DATASET EXCERPT:
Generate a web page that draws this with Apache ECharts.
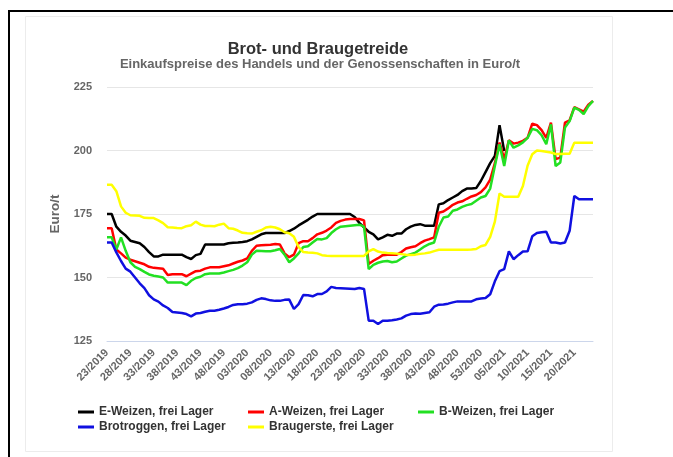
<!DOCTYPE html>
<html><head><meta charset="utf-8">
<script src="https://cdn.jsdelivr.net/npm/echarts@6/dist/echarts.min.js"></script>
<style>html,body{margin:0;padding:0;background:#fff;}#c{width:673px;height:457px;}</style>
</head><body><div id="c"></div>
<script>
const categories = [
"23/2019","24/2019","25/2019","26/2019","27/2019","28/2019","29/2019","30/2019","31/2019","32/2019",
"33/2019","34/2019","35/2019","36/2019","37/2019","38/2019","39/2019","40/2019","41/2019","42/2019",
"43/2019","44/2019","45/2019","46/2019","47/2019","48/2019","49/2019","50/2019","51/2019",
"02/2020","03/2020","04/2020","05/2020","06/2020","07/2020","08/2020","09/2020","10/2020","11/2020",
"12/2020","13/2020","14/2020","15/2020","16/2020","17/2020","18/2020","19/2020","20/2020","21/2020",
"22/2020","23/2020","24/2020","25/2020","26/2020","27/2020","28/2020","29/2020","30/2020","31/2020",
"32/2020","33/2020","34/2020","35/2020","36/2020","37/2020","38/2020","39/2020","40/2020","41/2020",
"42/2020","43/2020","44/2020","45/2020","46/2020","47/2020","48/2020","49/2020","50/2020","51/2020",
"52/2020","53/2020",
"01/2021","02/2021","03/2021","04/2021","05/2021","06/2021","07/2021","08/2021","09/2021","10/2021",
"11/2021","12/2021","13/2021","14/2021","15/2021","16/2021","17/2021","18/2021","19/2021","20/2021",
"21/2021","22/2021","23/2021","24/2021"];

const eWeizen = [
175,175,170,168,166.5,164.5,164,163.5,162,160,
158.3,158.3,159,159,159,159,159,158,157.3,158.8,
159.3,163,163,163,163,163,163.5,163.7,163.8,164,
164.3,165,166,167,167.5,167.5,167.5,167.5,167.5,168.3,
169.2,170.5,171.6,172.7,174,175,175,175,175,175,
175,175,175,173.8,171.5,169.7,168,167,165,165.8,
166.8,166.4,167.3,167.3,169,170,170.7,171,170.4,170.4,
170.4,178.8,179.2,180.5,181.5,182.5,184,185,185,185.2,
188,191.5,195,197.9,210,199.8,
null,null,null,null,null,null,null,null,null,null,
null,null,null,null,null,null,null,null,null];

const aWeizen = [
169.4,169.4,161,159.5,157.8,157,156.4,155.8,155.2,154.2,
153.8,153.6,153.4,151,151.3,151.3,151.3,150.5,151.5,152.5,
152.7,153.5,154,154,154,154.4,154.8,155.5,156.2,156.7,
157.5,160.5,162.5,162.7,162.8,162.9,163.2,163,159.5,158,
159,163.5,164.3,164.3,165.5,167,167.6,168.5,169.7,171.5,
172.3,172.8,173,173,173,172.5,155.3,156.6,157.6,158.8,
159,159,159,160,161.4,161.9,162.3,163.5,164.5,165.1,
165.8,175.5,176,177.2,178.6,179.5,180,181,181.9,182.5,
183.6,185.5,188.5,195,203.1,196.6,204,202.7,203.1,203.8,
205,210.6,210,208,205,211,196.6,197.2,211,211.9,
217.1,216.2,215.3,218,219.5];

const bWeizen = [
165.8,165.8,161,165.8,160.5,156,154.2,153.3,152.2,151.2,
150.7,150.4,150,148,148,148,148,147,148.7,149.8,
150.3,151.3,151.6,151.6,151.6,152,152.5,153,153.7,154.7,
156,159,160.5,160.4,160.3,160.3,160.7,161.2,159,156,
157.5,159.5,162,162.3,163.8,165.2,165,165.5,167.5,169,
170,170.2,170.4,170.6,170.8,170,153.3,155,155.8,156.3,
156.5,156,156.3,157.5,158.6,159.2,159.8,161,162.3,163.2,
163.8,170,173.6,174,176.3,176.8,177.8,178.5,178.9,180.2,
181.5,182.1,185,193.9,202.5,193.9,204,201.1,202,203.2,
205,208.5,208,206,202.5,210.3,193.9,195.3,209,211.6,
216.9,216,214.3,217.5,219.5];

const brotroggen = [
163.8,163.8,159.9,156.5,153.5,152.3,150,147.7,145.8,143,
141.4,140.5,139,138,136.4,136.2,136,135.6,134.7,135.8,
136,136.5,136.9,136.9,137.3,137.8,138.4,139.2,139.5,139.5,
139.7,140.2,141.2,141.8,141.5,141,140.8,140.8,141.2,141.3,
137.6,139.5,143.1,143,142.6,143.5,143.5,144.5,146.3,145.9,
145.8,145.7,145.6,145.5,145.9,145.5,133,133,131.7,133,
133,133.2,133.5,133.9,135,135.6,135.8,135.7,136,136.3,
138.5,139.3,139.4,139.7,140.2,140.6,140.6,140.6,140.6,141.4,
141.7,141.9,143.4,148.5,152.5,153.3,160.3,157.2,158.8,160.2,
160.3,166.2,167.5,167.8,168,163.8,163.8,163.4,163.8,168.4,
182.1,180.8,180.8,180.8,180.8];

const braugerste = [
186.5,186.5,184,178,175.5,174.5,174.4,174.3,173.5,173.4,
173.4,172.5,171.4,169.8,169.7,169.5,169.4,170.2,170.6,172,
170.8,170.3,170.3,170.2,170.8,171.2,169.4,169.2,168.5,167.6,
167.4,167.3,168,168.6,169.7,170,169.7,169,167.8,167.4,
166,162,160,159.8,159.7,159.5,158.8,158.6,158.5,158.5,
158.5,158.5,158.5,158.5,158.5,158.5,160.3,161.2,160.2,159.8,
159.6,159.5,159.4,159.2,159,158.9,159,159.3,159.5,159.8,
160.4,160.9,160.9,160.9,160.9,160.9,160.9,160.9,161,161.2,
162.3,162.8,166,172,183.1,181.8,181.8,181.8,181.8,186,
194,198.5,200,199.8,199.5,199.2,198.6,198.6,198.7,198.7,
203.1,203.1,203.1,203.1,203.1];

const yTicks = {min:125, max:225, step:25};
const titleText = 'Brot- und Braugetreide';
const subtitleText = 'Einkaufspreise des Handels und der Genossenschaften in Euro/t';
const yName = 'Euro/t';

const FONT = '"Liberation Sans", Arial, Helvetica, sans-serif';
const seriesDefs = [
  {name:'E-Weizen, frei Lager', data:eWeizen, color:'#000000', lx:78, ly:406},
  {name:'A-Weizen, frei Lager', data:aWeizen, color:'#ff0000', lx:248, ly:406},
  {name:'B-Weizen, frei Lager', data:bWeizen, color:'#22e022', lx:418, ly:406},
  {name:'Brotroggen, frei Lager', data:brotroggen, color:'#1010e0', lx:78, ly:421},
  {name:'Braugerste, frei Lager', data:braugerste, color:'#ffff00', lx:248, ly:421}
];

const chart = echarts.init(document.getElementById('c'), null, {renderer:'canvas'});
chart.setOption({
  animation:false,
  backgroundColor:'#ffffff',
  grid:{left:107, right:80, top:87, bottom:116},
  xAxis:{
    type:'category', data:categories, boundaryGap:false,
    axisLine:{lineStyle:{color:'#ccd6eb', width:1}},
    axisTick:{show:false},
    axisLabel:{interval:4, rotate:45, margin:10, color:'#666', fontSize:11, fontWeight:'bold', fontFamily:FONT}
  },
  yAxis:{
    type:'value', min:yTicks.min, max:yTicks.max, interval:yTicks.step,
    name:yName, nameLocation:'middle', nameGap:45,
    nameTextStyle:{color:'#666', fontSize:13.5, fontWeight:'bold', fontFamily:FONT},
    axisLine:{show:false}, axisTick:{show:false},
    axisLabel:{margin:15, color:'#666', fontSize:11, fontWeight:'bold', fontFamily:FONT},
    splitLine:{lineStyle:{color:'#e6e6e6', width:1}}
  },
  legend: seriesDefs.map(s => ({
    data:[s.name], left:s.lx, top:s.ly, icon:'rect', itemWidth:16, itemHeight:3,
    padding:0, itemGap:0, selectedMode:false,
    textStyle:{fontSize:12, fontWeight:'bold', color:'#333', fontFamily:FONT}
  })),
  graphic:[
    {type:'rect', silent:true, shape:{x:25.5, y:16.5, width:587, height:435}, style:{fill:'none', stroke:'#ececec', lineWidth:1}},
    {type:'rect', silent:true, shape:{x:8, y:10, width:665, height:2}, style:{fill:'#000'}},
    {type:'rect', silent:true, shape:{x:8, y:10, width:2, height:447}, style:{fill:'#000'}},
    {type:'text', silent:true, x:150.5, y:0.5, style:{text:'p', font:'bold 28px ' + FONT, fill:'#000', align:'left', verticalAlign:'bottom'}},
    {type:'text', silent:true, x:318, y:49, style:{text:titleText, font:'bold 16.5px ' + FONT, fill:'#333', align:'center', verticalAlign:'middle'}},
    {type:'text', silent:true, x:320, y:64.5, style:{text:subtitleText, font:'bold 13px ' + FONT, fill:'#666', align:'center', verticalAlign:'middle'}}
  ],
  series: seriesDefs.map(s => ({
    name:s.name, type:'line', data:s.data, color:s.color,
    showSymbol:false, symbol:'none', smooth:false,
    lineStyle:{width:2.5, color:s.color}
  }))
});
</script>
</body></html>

THE REQUEST:
Write out, word for word, the lines from the start of the data through the one holding "null,null,null,null,null,null,null,null,null];". Omit pictures.

RESPONSE TO THIS TASK:
Generate a web page that draws this with Apache ECharts.
<!DOCTYPE html>
<html><head><meta charset="utf-8">
<script src="https://cdn.jsdelivr.net/npm/echarts@6/dist/echarts.min.js"></script>
<style>html,body{margin:0;padding:0;background:#fff;}#c{width:673px;height:457px;}</style>
</head><body><div id="c"></div>
<script>
const categories = [
"23/2019","24/2019","25/2019","26/2019","27/2019","28/2019","29/2019","30/2019","31/2019","32/2019",
"33/2019","34/2019","35/2019","36/2019","37/2019","38/2019","39/2019","40/2019","41/2019","42/2019",
"43/2019","44/2019","45/2019","46/2019","47/2019","48/2019","49/2019","50/2019","51/2019",
"02/2020","03/2020","04/2020","05/2020","06/2020","07/2020","08/2020","09/2020","10/2020","11/2020",
"12/2020","13/2020","14/2020","15/2020","16/2020","17/2020","18/2020","19/2020","20/2020","21/2020",
"22/2020","23/2020","24/2020","25/2020","26/2020","27/2020","28/2020","29/2020","30/2020","31/2020",
"32/2020","33/2020","34/2020","35/2020","36/2020","37/2020","38/2020","39/2020","40/2020","41/2020",
"42/2020","43/2020","44/2020","45/2020","46/2020","47/2020","48/2020","49/2020","50/2020","51/2020",
"52/2020","53/2020",
"01/2021","02/2021","03/2021","04/2021","05/2021","06/2021","07/2021","08/2021","09/2021","10/2021",
"11/2021","12/2021","13/2021","14/2021","15/2021","16/2021","17/2021","18/2021","19/2021","20/2021",
"21/2021","22/2021","23/2021","24/2021"];

const eWeizen = [
175,175,170,168,166.5,164.5,164,163.5,162,160,
158.3,158.3,159,159,159,159,159,158,157.3,158.8,
159.3,163,163,163,163,163,163.5,163.7,163.8,164,
164.3,165,166,167,167.5,167.5,167.5,167.5,167.5,168.3,
169.2,170.5,171.6,172.7,174,175,175,175,175,175,
175,175,175,173.8,171.5,169.7,168,167,165,165.8,
166.8,166.4,167.3,167.3,169,170,170.7,171,170.4,170.4,
170.4,178.8,179.2,180.5,181.5,182.5,184,185,185,185.2,
188,191.5,195,197.9,210,199.8,
null,null,null,null,null,null,null,null,null,null,
null,null,null,null,null,null,null,null,null];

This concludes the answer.